* PROMPT
Where the data below has the string "this", return the whole line.

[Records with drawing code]
..........

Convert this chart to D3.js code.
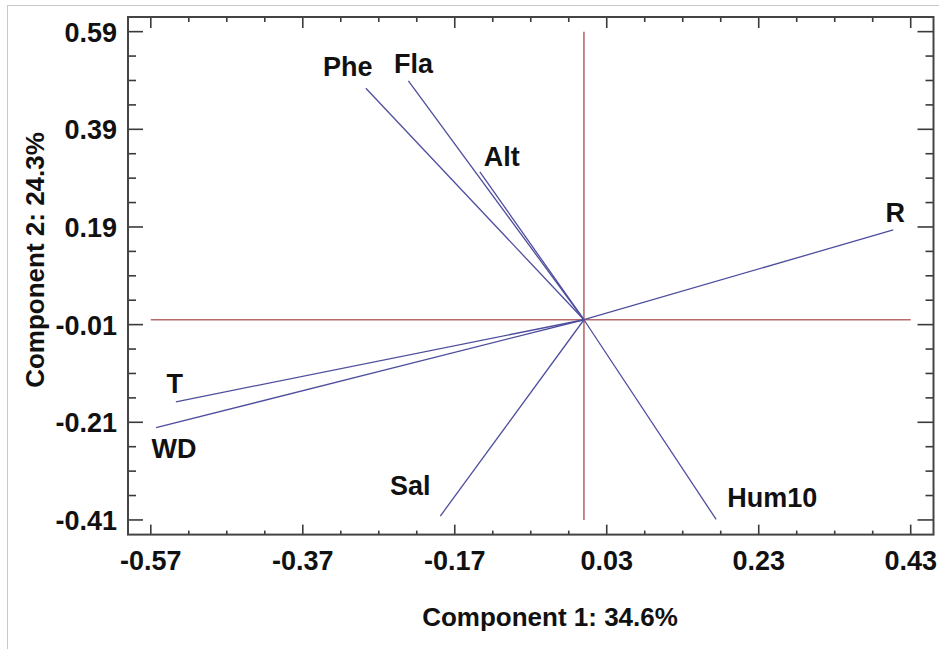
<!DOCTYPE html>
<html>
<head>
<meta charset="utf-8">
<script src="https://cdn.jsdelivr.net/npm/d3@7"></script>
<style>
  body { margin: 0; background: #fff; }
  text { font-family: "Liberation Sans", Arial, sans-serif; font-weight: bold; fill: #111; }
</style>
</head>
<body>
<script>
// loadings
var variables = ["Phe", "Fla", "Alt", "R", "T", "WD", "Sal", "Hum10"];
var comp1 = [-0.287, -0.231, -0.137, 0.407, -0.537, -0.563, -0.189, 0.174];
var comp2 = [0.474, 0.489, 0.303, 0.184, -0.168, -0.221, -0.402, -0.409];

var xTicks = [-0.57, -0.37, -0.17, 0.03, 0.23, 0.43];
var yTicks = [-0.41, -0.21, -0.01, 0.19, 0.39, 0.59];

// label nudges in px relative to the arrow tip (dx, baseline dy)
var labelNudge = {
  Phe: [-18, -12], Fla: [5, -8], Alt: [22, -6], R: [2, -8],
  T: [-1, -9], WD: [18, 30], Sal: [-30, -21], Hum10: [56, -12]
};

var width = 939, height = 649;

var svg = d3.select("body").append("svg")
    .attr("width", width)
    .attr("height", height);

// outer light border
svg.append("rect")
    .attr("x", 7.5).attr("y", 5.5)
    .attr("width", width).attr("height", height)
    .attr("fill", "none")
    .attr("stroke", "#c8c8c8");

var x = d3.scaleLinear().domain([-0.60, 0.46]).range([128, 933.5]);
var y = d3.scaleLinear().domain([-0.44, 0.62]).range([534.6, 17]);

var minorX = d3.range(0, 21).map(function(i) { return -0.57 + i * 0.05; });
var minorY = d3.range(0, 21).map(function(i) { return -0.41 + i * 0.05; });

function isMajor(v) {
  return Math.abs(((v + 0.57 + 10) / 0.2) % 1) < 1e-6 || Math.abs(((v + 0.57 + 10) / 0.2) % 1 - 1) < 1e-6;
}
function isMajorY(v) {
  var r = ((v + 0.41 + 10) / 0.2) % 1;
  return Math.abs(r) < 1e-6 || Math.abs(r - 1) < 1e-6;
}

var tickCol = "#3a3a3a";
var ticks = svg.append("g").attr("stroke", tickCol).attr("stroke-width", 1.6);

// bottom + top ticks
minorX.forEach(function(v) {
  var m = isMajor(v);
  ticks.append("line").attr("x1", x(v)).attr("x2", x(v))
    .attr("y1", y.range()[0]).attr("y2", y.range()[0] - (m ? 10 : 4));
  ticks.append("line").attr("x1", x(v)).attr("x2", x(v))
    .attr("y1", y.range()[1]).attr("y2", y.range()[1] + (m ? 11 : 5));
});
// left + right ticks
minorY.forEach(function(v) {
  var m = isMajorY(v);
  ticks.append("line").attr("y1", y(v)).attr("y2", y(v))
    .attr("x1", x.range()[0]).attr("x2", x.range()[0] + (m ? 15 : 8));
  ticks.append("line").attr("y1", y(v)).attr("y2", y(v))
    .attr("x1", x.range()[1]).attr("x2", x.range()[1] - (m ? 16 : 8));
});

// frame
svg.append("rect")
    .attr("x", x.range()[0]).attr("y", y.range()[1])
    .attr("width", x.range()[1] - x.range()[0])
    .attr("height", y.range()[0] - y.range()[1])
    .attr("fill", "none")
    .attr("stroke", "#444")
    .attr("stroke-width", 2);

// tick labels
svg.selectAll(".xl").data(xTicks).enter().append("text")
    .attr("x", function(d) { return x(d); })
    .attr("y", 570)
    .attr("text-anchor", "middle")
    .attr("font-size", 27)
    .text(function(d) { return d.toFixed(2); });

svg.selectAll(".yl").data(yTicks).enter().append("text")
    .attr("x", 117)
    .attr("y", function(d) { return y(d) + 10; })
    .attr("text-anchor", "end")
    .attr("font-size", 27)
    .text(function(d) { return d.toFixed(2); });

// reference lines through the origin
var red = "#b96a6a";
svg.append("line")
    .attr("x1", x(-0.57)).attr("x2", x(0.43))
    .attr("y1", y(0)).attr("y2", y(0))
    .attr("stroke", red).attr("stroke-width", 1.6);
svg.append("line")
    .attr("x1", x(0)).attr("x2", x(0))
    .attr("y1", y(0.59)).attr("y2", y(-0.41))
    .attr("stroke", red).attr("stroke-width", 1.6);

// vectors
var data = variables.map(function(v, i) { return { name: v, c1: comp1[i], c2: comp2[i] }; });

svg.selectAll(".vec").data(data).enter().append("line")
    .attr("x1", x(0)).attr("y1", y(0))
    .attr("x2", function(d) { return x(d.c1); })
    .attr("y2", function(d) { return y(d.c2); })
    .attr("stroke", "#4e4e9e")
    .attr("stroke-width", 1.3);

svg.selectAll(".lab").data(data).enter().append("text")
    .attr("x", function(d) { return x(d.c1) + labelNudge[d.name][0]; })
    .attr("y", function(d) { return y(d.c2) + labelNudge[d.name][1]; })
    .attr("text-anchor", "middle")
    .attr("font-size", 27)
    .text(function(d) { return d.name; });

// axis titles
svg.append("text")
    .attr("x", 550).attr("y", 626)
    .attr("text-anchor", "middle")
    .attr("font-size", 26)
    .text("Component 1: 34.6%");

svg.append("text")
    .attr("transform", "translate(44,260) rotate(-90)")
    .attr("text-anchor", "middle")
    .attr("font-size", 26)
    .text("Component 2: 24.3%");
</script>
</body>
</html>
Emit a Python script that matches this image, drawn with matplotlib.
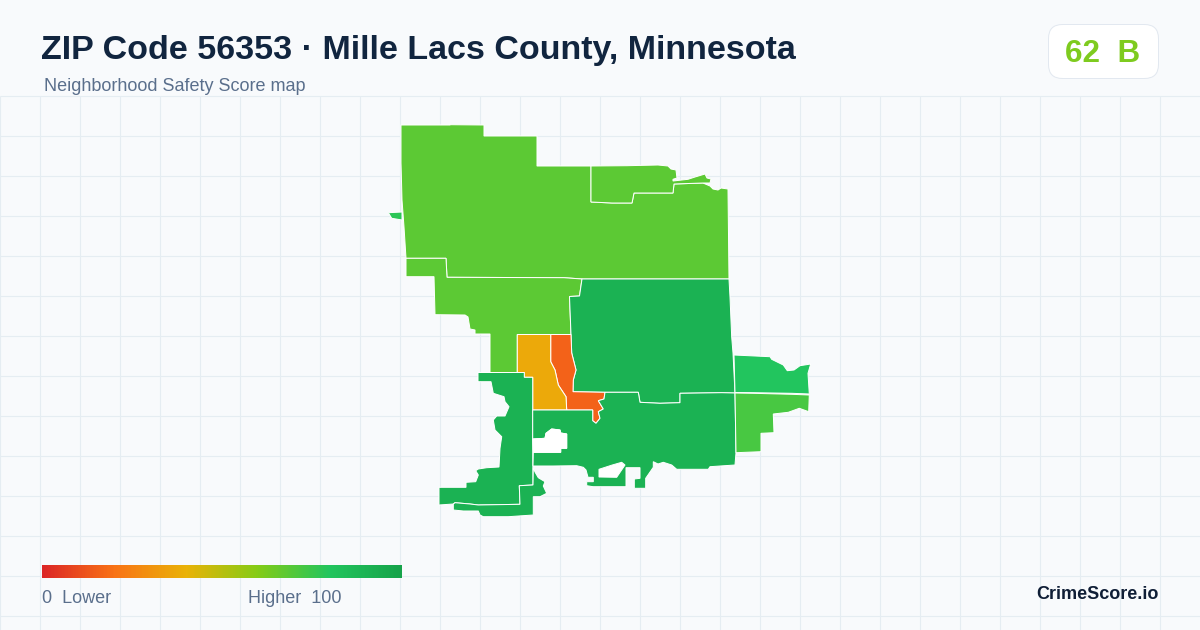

..........

* FINISHED ANSWER
Convert this chart to D3.js code.
Emit a Python script that matches this image, drawn with matplotlib.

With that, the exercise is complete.